A simple way to tell the difference
Recently, Powrsuit members discussed the 10-10-10 rule. The rule is actually a simple question: “What will be the consequences of my decision in 10 minutes, 10 months, or 10 years?”
The answer gives us an immediate, mid, and long-term view of the impact of any decision. For example, we didn’t know what to expect when we pushed ‘send’ on our first-ever article. We could have spent months researching, rewriting and reviewing; trying to determine the best newsletter length, format, timing, copy and design. But what would really have happened if we got it wrong? Maybe 10 minutes of embarrassment, but 10 months later? It would be a distant memory.
We didn’t hesitate to treat our newsletter as a two-way door—and it was in the wild within the week. We’ve iterated and improved in the year since, and now you are reading the results! Had we treated this like a one-way door decision, we’d probably still be thinking about launching a newsletter rather than using it to inform and shape a more valuable offering: our membership network.
Making one-way doors two-way
Even when dealing with a one-way door decision, there are ways to make it two-way. Take, for example, marriage. Divorce is a relatively modern invention – back in the early 1900’s, it was incredibly rare.
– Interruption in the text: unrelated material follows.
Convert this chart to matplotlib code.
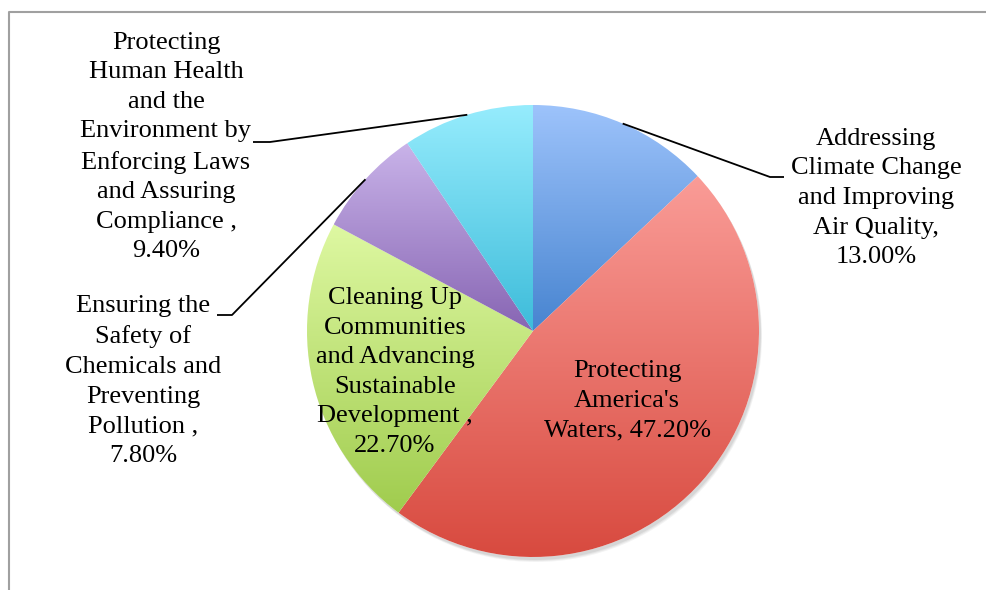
import numpy as np
import matplotlib
matplotlib.use('Agg')
import matplotlib.pyplot as plt
from matplotlib.colors import to_rgba
from matplotlib.patches import Circle

# EPA budget share by strategic goal
goals = [
    "Addressing\nClimate Change\nand Improving\nAir Quality,",
    "Protecting\nAmerica's\nWaters,",
    "Cleaning Up\nCommunities\nand Advancing\nSustainable\nDevelopment ,",
    "Ensuring the\nSafety of\nChemicals and\nPreventing\nPollution ,",
    "Protecting\nHuman Health\nand the\nEnvironment by\nEnforcing Laws\nand Assuring\nCompliance ,",
]
shares = [13.0, 47.2, 22.7, 7.8, 9.4]

top_colors = ['#9dc3fb', '#fa9c97', '#def8a2', '#c9b3e9', '#96ecfd']
bottom_colors = ['#4784d0', '#d84a3f', '#a0cc4e', '#8765b3', '#3dbcda']

W, H = 986, 590
fig = plt.figure(figsize=(W / 100, H / 100), dpi=100)
ax = fig.add_axes([0, 0, 1, 1])

cx, cy, r = 533, H - 331, 226

wedges, _ = ax.pie(shares, startangle=90, counterclock=False,
                   center=(cx, cy), radius=r, frame=True)
ax.set_xlim(0, W)
ax.set_ylim(0, H)
ax.set_aspect('equal')
ax.axis('off')

# soft drop shadow under the pie
for k, a in [(5, 0.08), (4, 0.10), (3, 0.12)]:
    ax.add_patch(Circle((cx + k * 0.6, cy - k), r, color='#707070', alpha=a,
                        lw=0, zorder=0))
ax.add_patch(Circle((cx, cy), r, color='white', lw=0, zorder=0.5))

# vertical gradient fill, one per slice, clipped to the wedge
for w, c_top, c_bot in zip(wedges, top_colors, bottom_colors):
    w.set_facecolor('none')
    w.set_edgecolor('none')
    ext = w.get_path().get_extents(w.get_patch_transform())
    t = np.linspace(0, 1, 256)[:, None]
    grad = (1 - t) * np.array(to_rgba(c_bot)) + t * np.array(to_rgba(c_top))
    im = ax.imshow(grad[:, None, :], extent=(ext.x0, ext.x1, ext.y0, ext.y1),
                   origin='lower', aspect='auto', zorder=1, interpolation='bilinear')
    im.set_clip_path(w)
ax.set_xlim(0, W)
ax.set_ylim(0, H)

font = dict(family='Liberation Serif', fontsize=19, ha='center', va='center',
            multialignment='center', linespacing=1.45, zorder=3)


def label(i):
    return f"{goals[i]}\n{shares[i]:.2f}%" if i != 1 else f"{goals[i]} {shares[i]:.2f}%"


# label centres (pixels from top-left)
ax.text(876, H - 198, label(0), **font)
ax.text(627, H - 401, label(1), **font)
ax.text(395, H - 372, label(2), **font)
ax.text(143, H - 381, label(3), **font)
ax.text(166, H - 147, label(4), **font)

# leader lines from slice midpoints to the outside labels
cum = np.cumsum([0] + shares[:-1])
mids = (cum + np.array(shares) / 2) / sum(shares) * 2 * np.pi


def edge(i):
    a = mids[i]
    return cx + r * np.sin(a), cy + r * np.cos(a)


elbows = {0: [(770, 177), (784, 177)],
          3: [(232, 315), (217, 315)],
          4: [(270, 142), (253, 142)]}
for i, pts in elbows.items():
    x0, y0 = edge(i)
    xs = [x0] + [p[0] for p in pts]
    ys = [y0] + [H - p[1] for p in pts]
    ax.plot(xs, ys, color='black', lw=1.3, zorder=2, solid_capstyle='butt')

# chart-area border (top and left edges)
ax.plot([9, 9, W], [0, H - 12, H - 12], color='#a0a0a0', lw=1.5, zorder=4)

fig.savefig('out.png', dpi=100, facecolor='white')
Nowadays? Women initiate the vast majority of them. It’s no coincidence that divorce rates have increased alongside women’s financial independence. Through increased economic independence, we have created a way out of marriages that don’t serve us. We’ve made a one-way door into a two-way (a good reminder of how important it is to be good with money).
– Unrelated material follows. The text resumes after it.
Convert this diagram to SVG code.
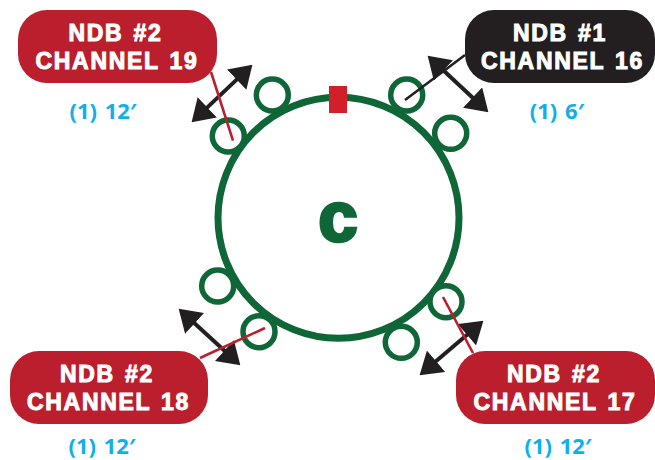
<svg xmlns="http://www.w3.org/2000/svg" width="655" height="460" viewBox="0 0 655 460">
<style>
.g{fill:#fff;stroke:#0f6636;stroke-width:5.5}
.box{stroke:none}
.r{fill:#bb1e2d}
.k{fill:#231f20}
.t{font-family:"Liberation Sans",Arial,sans-serif;font-weight:700;font-size:23px;fill:#fff;text-anchor:middle;stroke:#fff;stroke-width:1;letter-spacing:1.7px;word-spacing:2px}
.q{font-family:"Open Sans","Noto Sans",sans-serif;font-weight:700;font-size:22px;fill:#0fb0ea;text-anchor:middle;word-spacing:2px}
.cr{stroke:#bb1e2d;stroke-width:2.6;fill:none}
.ck{stroke:#231f20;stroke-width:2.6;fill:none}
.dim{stroke:#231f20;stroke-width:4;fill:none;marker-start:url(#a);marker-end:url(#a)}
</style>
<defs>
<marker id="a" markerUnits="userSpaceOnUse" markerWidth="22" markerHeight="28" refX="9" refY="13" orient="auto-start-reverse" viewBox="0 0 20 26"><path d="M0 0L20 13L0 26Z" fill="#231f20"/></marker>
</defs>
<g id="ring">
<circle cx="338.500" cy="217.800" r="120.500" fill="#fff" stroke="#0f6636" stroke-width="7"/>
<rect x="329" y="86" width="18" height="27" fill="#d1202a"/>
<text x="338" y="241" font-family="Liberation Sans,Arial,sans-serif" font-weight="700" font-size="70" fill="#0f6636" stroke="#0f6636" stroke-width="3.500" text-anchor="middle">c</text>
</g>
<g id="ports">
<circle class="g" cx="272.300" cy="95" r="16"/>
<circle class="g" cx="228.300" cy="136" r="16"/>
<circle class="g" cx="406.700" cy="95" r="16"/>
<circle class="g" cx="450.700" cy="133.300" r="16"/>
<circle class="g" cx="217.700" cy="286" r="16"/>
<circle class="g" cx="259" cy="331.700" r="16"/>
<circle class="g" cx="401.300" cy="342.300" r="16"/>
<circle class="g" cx="446" cy="301.700" r="16"/>
</g>
<g id="connectors">
<line class="dim" x1="200.200" y1="114.100" x2="243.800" y2="72.900"/>
<line class="dim" x1="436.300" y1="63.800" x2="479.700" y2="104.200"/>
<line class="dim" x1="187.400" y1="316.800" x2="231.600" y2="357.200"/>
<line class="dim" x1="428.600" y1="367.500" x2="474.400" y2="328.500"/>
<line class="cr" x1="211" y1="72" x2="233" y2="140.700"/>
<line class="ck" x1="465" y1="55" x2="405" y2="100"/>
<line class="cr" x1="200" y1="358" x2="265" y2="328"/>
<line class="cr" x1="443" y1="297" x2="473" y2="353"/>
</g>
<g id="ndb19">
<rect class="box r" x="18" y="10" width="199" height="73" rx="29"/>
<text class="t" x="115.500" y="40.700">NDB #2</text>
<text class="t" x="117" y="69.300">CHANNEL 19</text>
<text class="q" x="103" y="119">(1) 12′</text>
</g>
<g id="ndb16">
<rect class="box k" x="465" y="10" width="190" height="73" rx="29"/>
<text class="t" x="560" y="40.700">NDB #1</text>
<text class="t" x="562.500" y="69.300">CHANNEL 16</text>
<text class="q" x="557" y="119">(1) 6′</text>
</g>
<g id="ndb18">
<rect class="box r" x="10" y="351" width="198" height="73" rx="29"/>
<text class="t" x="107" y="382">NDB #2</text>
<text class="t" x="108.500" y="409.500">CHANNEL 18</text>
<text class="q" x="102" y="454">(1) 12′</text>
</g>
<g id="ndb17">
<rect class="box r" x="456" y="351" width="199" height="73" rx="29"/>
<text class="t" x="554" y="382">NDB #2</text>
<text class="t" x="555" y="409.500">CHANNEL 17</text>
<text class="q" x="558" y="454">(1) 12′</text>
</g>
</svg>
The same philosophy applies in the workplace. Many of the hardest decisions can be converted into two-way doors by embracing an experimental mindset:
Deciding whether or not to invest in a massive marketing campaign? Test messaging and imagery on a small sample of your intended audience.
Thinking about launching a new product or service? Build a simple prototype or a manual solution and get it into the hands of potential customers.
Considering whether to sign on the dotted line with a new partner? Include an escape clause in the contract, like Richard Branson did when he launched Virgin Atlantic.
What big decision are you putting off?
At the start of this year, we were weighing up three solutions to solve women leaders’ challenges. We knew rolling back a full launch would be difficult and expensive, so we looked for two-way doors. We started by using the information we had to pick what we thought was the best solution, but we made it a two-way door decision. Instead of building anything, we simply started pitching it at every opportunity.
You might be surprised to learn that our first choice wasn’t a Membership Network. Instead, we were pitching a top-rated element of our pilot programme. However, without experiencing it, people struggled to see the value. Recognising it would be a hard sell, we walked right back through that door and tried a new solution on for size. This time? We lined up three of our four foundation partners in the first week.
If we can do it with the launch of our entire business, you can do it with the decisions in your life. With obvious two-way door decisions? Cut yourself a break and make them quickly. Facing a one-way door? Ask yourself “how can I make this two-way?’.